Se podría suponer que este extravío se debe a que llegó al poder un grupo que, habiendo protagonizado con intensidad aquel tramo violento de la historia, viene a cobrarse las cuentas que a su juicio quedaron pendientes. No sería éste el caso de los esposos Kirchner. Como ilustran innumerables reconstrucciones biográficas, se recluyeron en su profesión durante el gobierno militar y no pusieron énfasis en la cuestión de los derechos humanos durante su trayectoria como gobierno de la provincia de Santa Cruz.
Por otra parte, se ha observado en otros países que quienes sí registraron una actuación relevante en aquel ciclo turbulento, terminan convirtiéndose, cuando están al frente del Estado, en agentes de reconciliación. El ejemplo más a mano es el del flamante presidente del Uruguay, el ex líder tupamaro José Mujica. Pero también sin haber militado en organizaciones armadas, Ricardo Lagos y Michelle Bachelet, en Chile, o Fernando Henrique Cardoso y Luiz Inacio Lula da Silva, en Brasil, ilustran esa vocación por servir desde un liderazgo nacional a la superación de un conflicto histórico en el que ellos tomaron parte con posiciones ideológicas activas.
La intención con la cual el matrimonio Kirchner abrazó la causa de los derechos humanos sólo cuando alcanzó el gobierno nacional ha dado lugar a innumerables interpretaciones. Son explicaciones conjeturales, como todas las referidas a las motivaciones subjetivas de una conducta. La más habitual afirma que el discurso oficial sobre los derechos humanos está destinado a manipular a agrupaciones abocadas a la defensa de esos valores en beneficio de la creación de poder y de la distracción sobre acciones oficiales menos aceptables.
Hay una peculiaridad objetiva que vuelve muy sospechosa la preocupación de los Kirchner por los derechos humanos. Es su inscripción en una política de extraordinario desdén por otras dimensiones del estado de derecho, la calidad institucional y el imperio de la ley. Es difícil explicar que un gobierno tan preocupado por la reivindicación de esos derechos manipule la Justicia, atropelle al Congreso, ataque a la prensa, invada con los métodos propios de las peores dictaduras la privacidad de los ciudadanos y, en definitiva, ignore a la Constitución como lo hace la administración actual y lo ha hecho la que la precedió. La distancia entre aquella retórica exaltada y esta práctica deficiente es la medida de su hipocresía.

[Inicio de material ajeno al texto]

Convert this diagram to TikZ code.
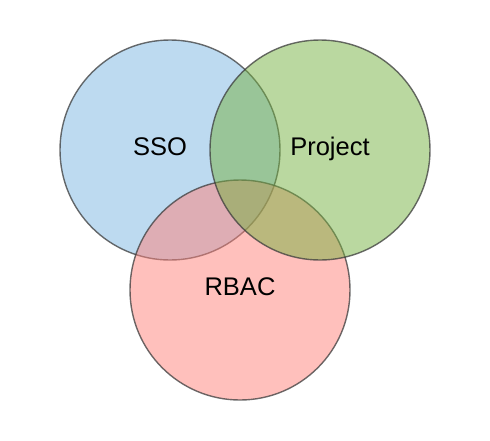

Este uso instrumental y tendencioso de los derechos humanos ha tenido en los últimos meses un par de manifestaciones todavía más sombrías. La señora Fernández de Krichner y su esposo no se han inhibido de utilizar esa consigna para perseguir a quienes ellos consideran sus enemigos. El matrimonio agitó de manera capciosa una causa judicial sobre la identidad de los hijos de la señora Ernestina Herrera de Noble para atacar al Grupo Clarín. Esa misma perversión apareció en el caso de la jueza María José Sarmiento, quien después de fallar limitando el uso de las reservas del Banco Central advirtió cómo se exhumaba una investigación judicial sobre la conducta de su padre, un coronel retirado del Ejército, con 85 años de edad, lo que constituye un claro mensaje intimidatorio a todos los jueces independientes.
Estos dos episodios deberían activar un estado de alarma en quienes tienen preocupación por la calidad de la democracia en la Argentina. También debería llevar a la ciudadanía a recapacitar sobre la necesidad de superar el pasado y mirar hacia delante para construir un futuro apoyado en la reconciliación y en la unión nacional.